I wonder if methanol would be better. It uses natural gas as a feed stock. Possibly more expensive to produce, I dunno. Big Ag would scream bloody murder of course. Too bad.
Methanol is not cheap. Methanex in Canada sell a gallon of methanol for $4.45 USD. Go check out their fancy website and their price schedules for the countries and regions in the world
story tip:
Trump says he’ll move to suspend federal gasoline tax. He can’t do it on his own
https://apnews.com/article/trump-gas-tax-high-prices-iran-war-85313468d583c40b79c59e34d8186ee7
Good or bad idea?
Either way, it’s far cheaper than the UK
Of course everything President Trump does is evil according to media and trolls and if you believe the headlines he is only doing this to get votes for his party in the mid-terms.
Democrats will almost certainly try to stop it. !!
Amazing the media never noticed when Biden tried to buy votes by drawing down the Strategic Petroleum Reserve to reduce gas prices.
Come on Lee Zeldin. Let’s put this expirement, gone bad, to rest forever. My small engine fleet will be much happier.
experiment. Damn it!
expirement might be appropriate as well.
Move all the corn production into the food chain. I’m sick and tired of paying a buck 25 an ear. Meat prices will also drop.
You really think farmers get $1.25 per ear ?…more like a couple of cents….it’s the value-added component that causes the government to look favorably on corn subsidization. Corn is hidden in about 1/4 of all food stuffs, and that ends up selling at a couple of dozen bucks a pound in your shopping cart….the more taxes result from the value-added, the more the gov’t can pay farmers (who are price-takers in the market place) and thus keep the value added gravy train running. Gov’t tax department advisors have big computer programs to optimize all that.
2020 driving through Sweden I saw acouple of gas pumps supplying ethanol. It’s fine by me if some virtue signallers want to drive with that stuff. I just don’t see any point in having it subsidised nor force feeding it to my vehicle.
Would truely free markets without government meddling exist we would have 100% pure gasoline/diesel on one hand and 100% ethanol/biodiesel on the other. The price would “dictate” which one to choose and not some ecoloons living at the taxpayer’s expense.
I know that my old R5 chants “es que me gusta la gasolina” and I sing along.
It makes about as much sense as burning North America’s hardwood forests in Yorkshire to make electricity to also save the planet. These are not serious people.

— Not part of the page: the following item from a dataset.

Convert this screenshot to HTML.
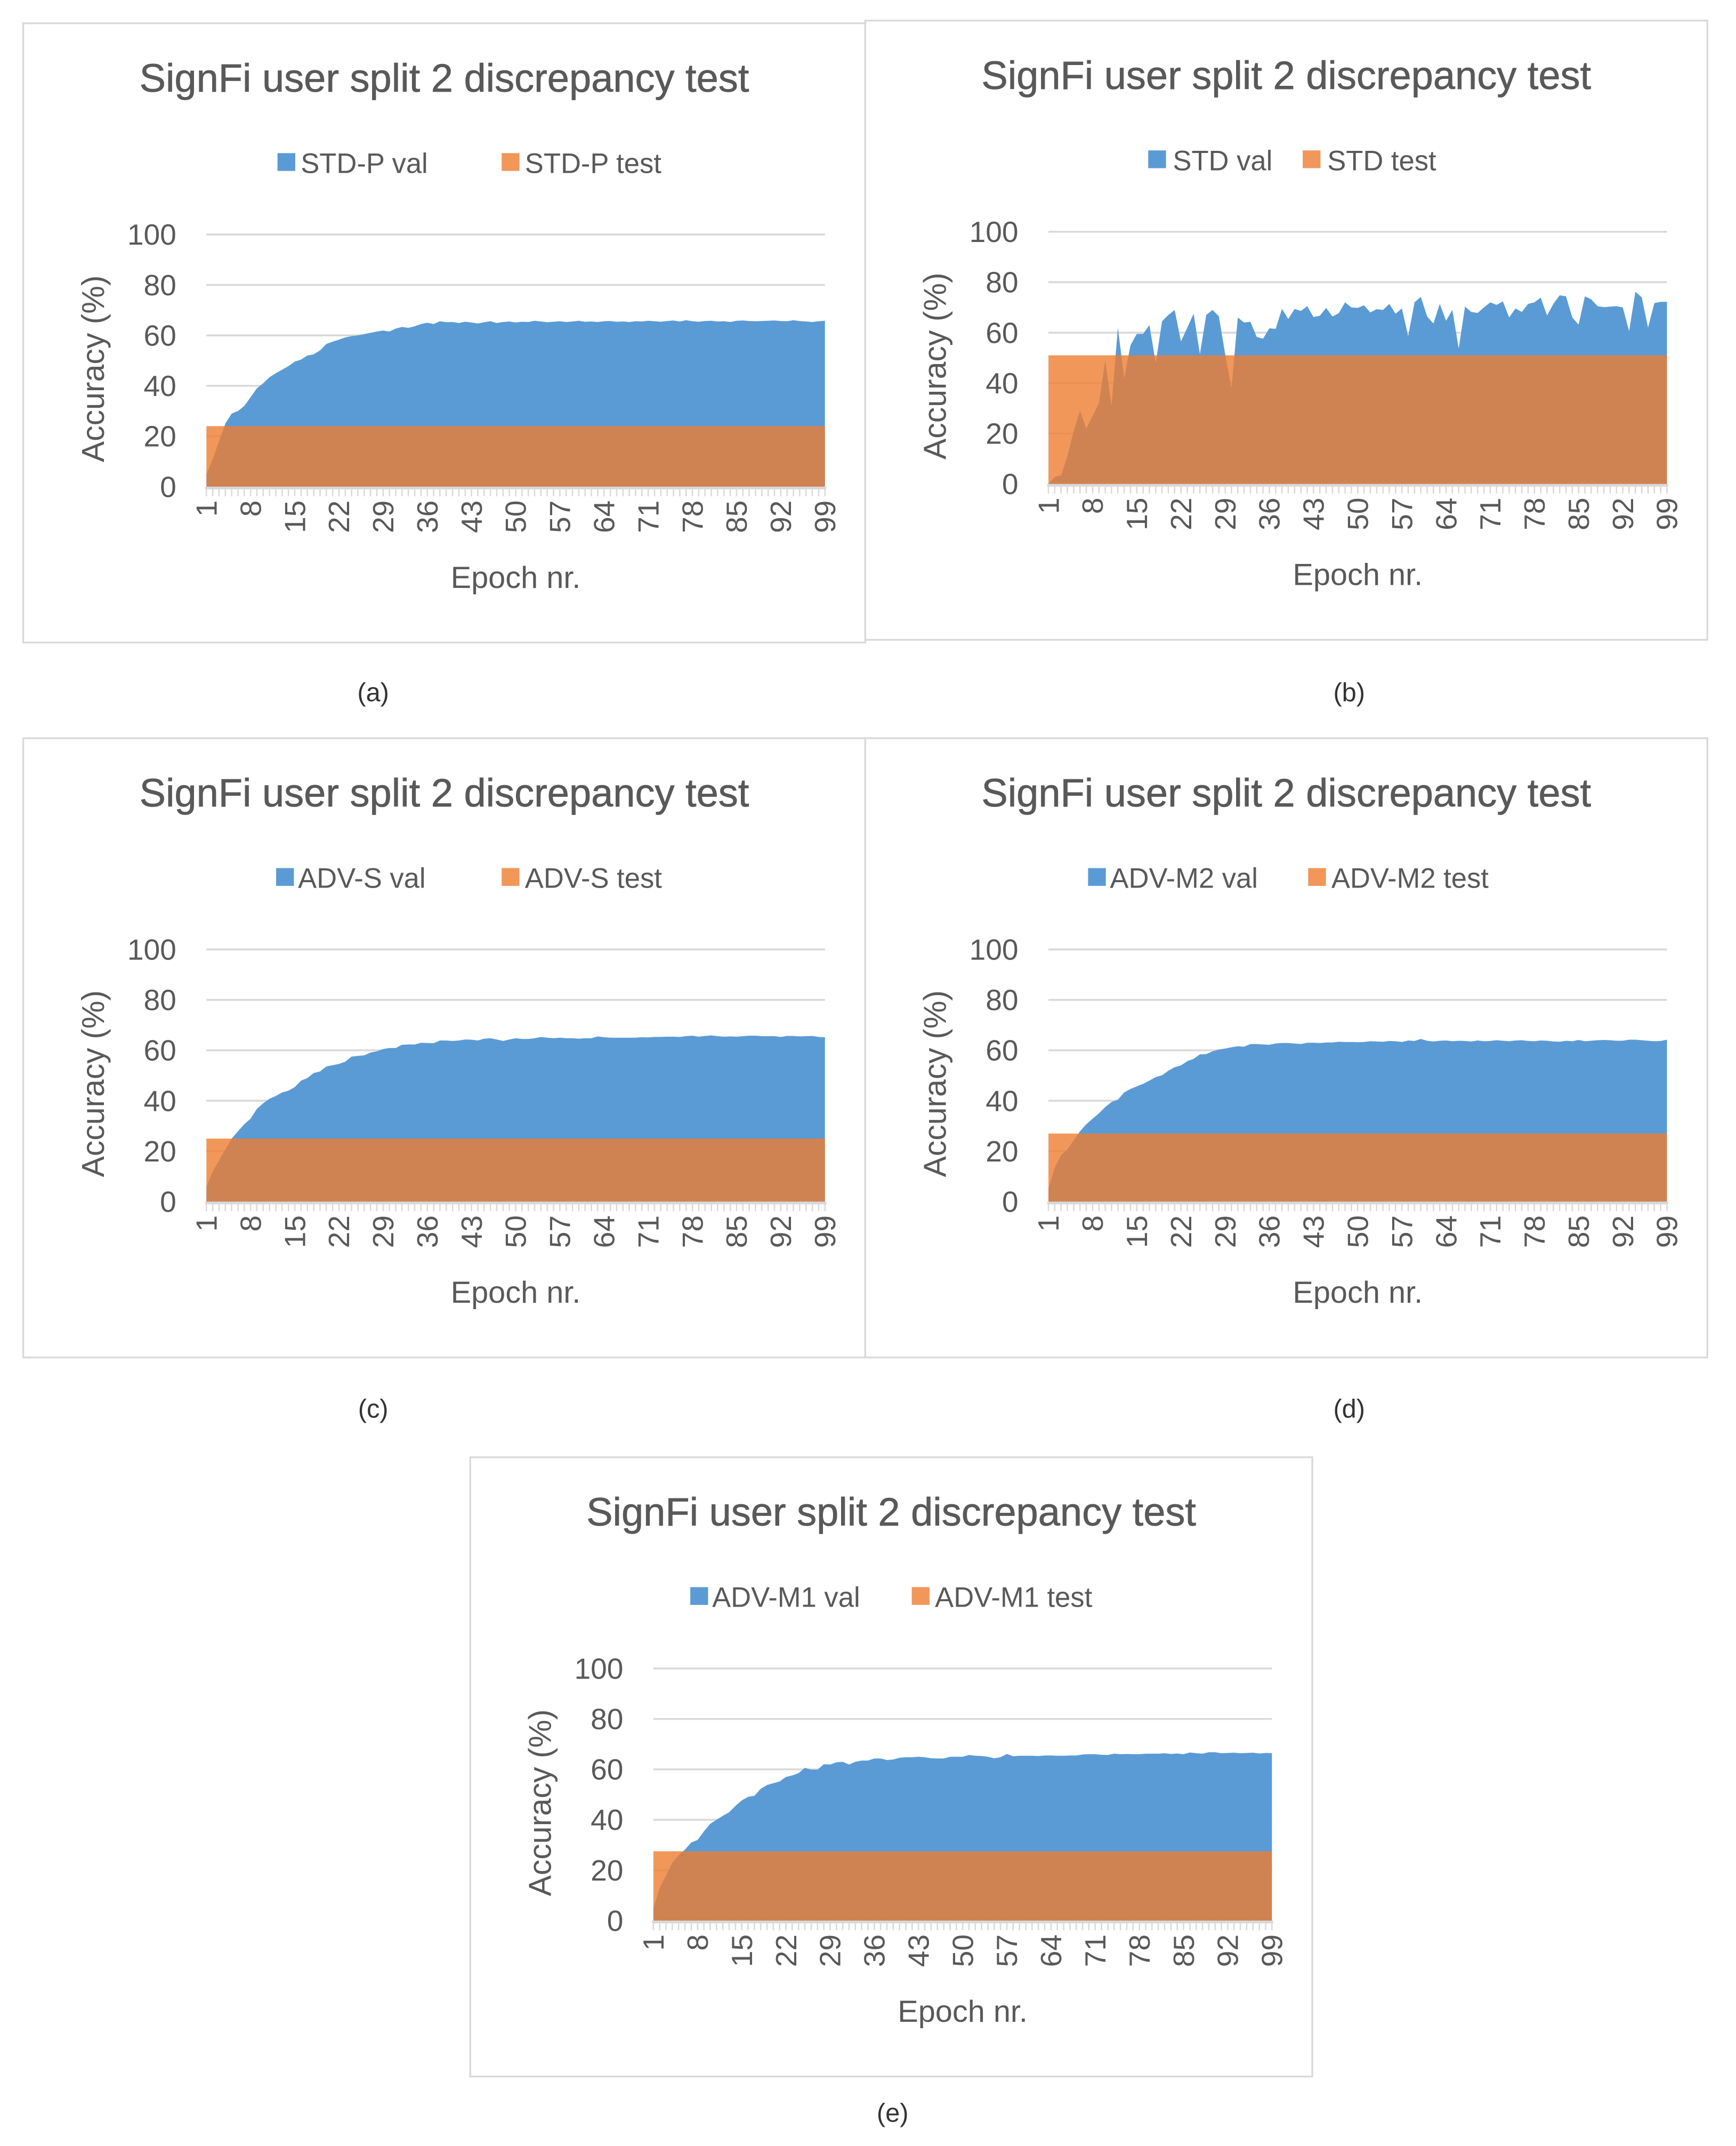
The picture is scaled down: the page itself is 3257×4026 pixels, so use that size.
<!DOCTYPE html>
<html><head><meta charset="utf-8">
<style>
html,body{margin:0;padding:0;background:#fff;}
svg{display:block;}
text{font-family:"Liberation Sans",sans-serif;}
</style></head>
<body>
<svg id="fig" xmlns="http://www.w3.org/2000/svg" width="3257" height="4026" viewBox="0 0 1270 1569.8">
<rect x="0" y="0" width="1270" height="1569.8" fill="#fff"/>
</svg>
<script>
// ---- data ----
const epochs = [];
for (let i = 1; i <= 99; i++) epochs.push(i);
const yTicks = [0, 20, 40, 60, 80, 100];
const xTickLabels = [1, 8, 15, 22, 29, 36, 43, 50, 57, 64, 71, 78, 85, 92, 99];
const panelNames = ["a", "b", "c", "d", "e"];
const valNames = ["STD-P val", "STD val", "ADV-S val", "ADV-M2 val", "ADV-M1 val"];
const testNames = ["STD-P test", "STD test", "ADV-S test", "ADV-M2 test", "ADV-M1 test"];
const testValues = [24, 51, 25, 27, 27.5];
const valA = [5,11,18,25,29,30,32,35.5,39,41,
43.4,45,46.4,47.8,49.6,50.4,52,52.5,54,56.6,
57.5,58.3,59.2,59.7,60,60.5,61,61.5,61.9,61.5,
62.7,63.3,63,63.6,64.5,65,64.5,65.6,65.2,65.3,
64.9,65.4,65.1,64.7,65.2,65.6,64.9,65.3,65.5,65.1,
65.4,65.3,65.8,65.5,65.2,65.4,65.6,65.3,65.5,65.8,
65.4,65.5,65.3,65.6,65.7,65.4,65.5,65.3,65.6,65.5,
65.8,65.6,65.4,65.7,65.9,65.5,66,65.6,65.4,65.7,
65.8,65.5,65.6,65.3,65.8,65.9,65.7,65.6,65.7,65.8,
65.9,65.7,65.6,66,65.7,65.5,65.3,65.6,65.8];
const valB = [0,2.8,3.4,11,21,29,22,27,32,49,
31,62,42,55,59.5,59.5,63,48,64.5,67,
69,56.5,62,67.5,51.5,67,69,66.5,51.5,38,
66,64,64.3,58.3,57.6,61.7,61.5,69.4,65.4,69.4,
68.6,70.5,66.2,66.7,69.8,66.4,67.7,72,70,69.8,
70.8,68,69.3,69,71.4,67.5,69.6,58.6,72,74.2,
66.4,63.6,71.4,64.7,69,53.7,70.3,68.2,67.8,70,
72,71,72.4,66,69.6,68.2,71.4,72,73.9,66.8,
71.4,74.8,74.4,66,63.2,74.4,73.2,70.5,70.1,70.3,
70.5,70,60.6,76.2,74,62,71.7,72.2,72.2];
const valC = [6,12,16.4,20.7,25,27.9,30.7,32.9,36.8,39,
40.8,41.9,43.3,44,45.4,48,49,51,51.6,53.6,
54.1,54.6,55.5,57.5,57.8,58,59.1,59.6,60.5,60.9,
60.9,62.2,62.3,62.3,63,62.9,62.8,63.9,63.9,63.7,
63.9,64.3,64.2,63.9,64.6,64.8,64.3,63.7,64.3,64.8,
64.5,64.5,64.8,65.3,65,64.8,65,64.8,64.8,64.6,
64.8,64.8,65.5,65.2,65,65,65,65,65,65.2,
65.1,65.3,65.3,65.4,65.4,65.3,65.6,65.8,65.4,65.7,
65.9,65.6,65.4,65.5,65.4,65.6,65.8,65.8,65.6,65.6,
65.6,65.3,65.7,65.7,65.5,65.6,65.7,65.3,65.2];
const valD = [5.2,13.5,18.4,20.7,24.3,27.9,30.7,32.9,35,37.5,
39.5,40.4,43.3,44.7,45.7,46.7,48,49.4,50.1,51.9,
53.3,54,55.7,56.6,58.4,58.5,59.6,60.3,60.7,61.2,
61.6,61.4,62.5,62.5,62.3,62.2,62.7,62.9,62.9,62.7,
62.5,63,63,62.9,63.1,63.1,63.4,63.3,63.3,63.2,
63.3,63.6,63.5,63.4,63.7,63.6,63.3,63.9,63.7,64.5,
63.8,63.5,63.8,63.9,63.6,63.8,63.7,63.5,63.9,63.6,
63.7,64,63.8,63.6,63.9,64,63.7,63.6,63.9,63.8,
63.5,63.4,63.8,63.6,64.1,63.6,63.8,64,64.1,64,
63.8,63.8,64.2,64.2,64,63.8,63.6,63.7,64.2];
const valE = [5,13,18,23,26,28.2,31,32,35.4,38.4,
40,41.6,43,45.5,47.7,49.1,49.5,52.3,53.8,54.5,
55.2,57,57.6,58.5,60.6,59.9,59.9,62,61.9,62.8,
63,61.9,63,63.5,63.5,64.3,64.3,63.7,63.9,64.6,
64.8,64.8,65,64.8,64.4,64.3,64.3,65,65,65,
65.7,65.4,65.3,65,64.4,64.8,66.1,65.2,65.4,65.4,
65.4,65.3,65.5,65.5,65.4,65.4,65.5,65.5,65.9,66,
66,65.8,65.7,66.2,66,66.1,66,66,66.2,66.2,
66.2,66.4,66.1,66.3,66,66.7,66.4,66.2,66.8,66.8,
66.4,66.5,66.6,66.4,66.5,66.6,66.3,66.5,66.4];
const valSeries = [valA, valB, valC, valD, valE];

// ---- layout (not data) ----
const boxes = [[17,17],[633,15],[17,540],[633,540],[344,1066]];
const captions = [[273,506],[987,506],[273,1030],[987,1030],[653,1545]];
const legendOff = [[186,203,350,367],[207,225,320,338],[185,201,350,367],[163,179,324,341],[161,177,323,340]];
const BOXW = 616, BOXH = 453;
const TXT = "#595959", GRID = "#d9d9d9";
const NS = "http://www.w3.org/2000/svg";
const svg = document.getElementById("fig");

function mk(tag, attrs, parent) {
  const e = document.createElementNS(NS, tag);
  for (const k in attrs) e.setAttribute(k, attrs[k]);
  (parent || svg).appendChild(e);
  return e;
}

panelNames.forEach((p, pi) => {
  const bx = boxes[pi][0], by = boxes[pi][1];
  const g = mk("g", {});
  
  

  const border = mk("rect", {x: bx, y: by, width: BOXW, height: BOXH, fill: "none", stroke: GRID, "stroke-width": 1.3}, g);
  
  

  const L = bx + 134, R = bx + 586.5, Y100 = by + 154.5, Y0 = by + 339;
  const xs = i => L + (R - L) * (i - 1) / 98;
  const ys = v => Y0 - (Y0 - Y100) * v / 100;

  const title = mk("text", {x: bx + 308, y: by + 50, "text-anchor": "middle", "font-size": 29, fill: TXT, stroke: TXT, "stroke-width": 0.3, textLength: 446, lengthAdjust: "spacingAndGlyphs"}, g);
  title.textContent = "SignFi user split 2 discrepancy test";
  
  

  const lo = legendOff[pi];
  const lg = mk("g", {}, g);
  
  
  const s1 = mk("rect", {x: bx + lo[0], y: by + 95, width: 13, height: 13, fill: "#5b9bd5"}, lg);
  
  
  const t1 = mk("text", {x: bx + lo[1], y: by + 109.5, "font-size": 20.5, fill: TXT}, lg);
  t1.textContent = valNames[pi];
  
  
  const s2 = mk("rect", {x: bx + lo[2], y: by + 95, width: 13, height: 13, fill: "#ed7d31", "fill-opacity": 0.8}, lg);
  
  
  const t2 = mk("text", {x: bx + lo[3], y: by + 109.5, "font-size": 20.5, fill: TXT}, lg);
  t2.textContent = testNames[pi];
  
  

  yTicks.forEach(v => {
    const gl = mk("line", {x1: L, x2: R, y1: ys(v), y2: ys(v), stroke: GRID, "stroke-width": 1.4}, g);
    
    
    const tl = mk("text", {x: L - 22, y: ys(v) + 7.5, "text-anchor": "end", "font-size": 21.5, fill: TXT}, g);
    tl.textContent = v;
    
    
  });

  const vals = valSeries[pi];
  let d = "M" + xs(1) + "," + Y0;
  vals.forEach((v, i) => { d += " L" + xs(epochs[i]) + "," + ys(v); });
  d += " L" + xs(epochs[vals.length - 1]) + "," + Y0 + " Z";
  const area1 = mk("path", {d: d, fill: "#5b9bd5"}, g);
  
  

  const tv = testValues[pi];
  const area2 = mk("rect", {x: xs(1), y: ys(tv), width: xs(99) - xs(1), height: Y0 - ys(tv), fill: "#ed7d31", "fill-opacity": 0.8}, g);
  
  

  const ax = mk("line", {x1: L - 1, x2: R + 1, y1: Y0 + 1, y2: Y0 + 1, stroke: GRID, "stroke-width": 2}, g);
  
  
  epochs.forEach(e => {
    const tk = mk("line", {x1: xs(e), x2: xs(e), y1: Y0, y2: Y0 + 7, stroke: GRID, "stroke-width": 1}, g);
    
    
  });
  xTickLabels.forEach(e => {
    const x = xs(e) + 7.5, y = Y0 + 10;
    const xl = mk("text", {x: x, y: y, "text-anchor": "end", "font-size": 21.5, fill: TXT, transform: "rotate(-90 " + x + " " + y + ")"}, g);
    xl.textContent = e;
    
    
  });

  const xt = mk("text", {x: (L + R) / 2, y: by + 413, "text-anchor": "middle", "font-size": 22.5, fill: TXT}, g);
  xt.textContent = "Epoch nr.";
  
  

  const yx = bx + 59, yy = (Y0 + Y100) / 2 + 6;
  const yt = mk("text", {x: yx, y: yy, "text-anchor": "middle", "font-size": 23, fill: TXT, transform: "rotate(-90 " + yx + " " + yy + ")"}, g);
  yt.textContent = "Accuracy (%)";
  
  

  const cap = mk("text", {x: captions[pi][0], y: captions[pi][1] + 7, "text-anchor": "middle", "font-size": 19, fill: "#333"});
  cap.textContent = "(" + p + ")";
  
  
});
</script>
</body></html>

Seriously deluded people though!
Not an energy “transition” AT ALL.
Just another less efficient way to use fossil fuels to provide the energy we need. Other examples of this include wind turbines, solar panels and EVs.
Oh, and the “goal” is NOT “noble;” it is DELUSIONAL. For there is no benefit to reducing CO2 emissions, nor does corn ethanol reduce emissions in any event.
i was promised switch grass and pond scum. i’ll take ethanol. copious quantities of ethanol.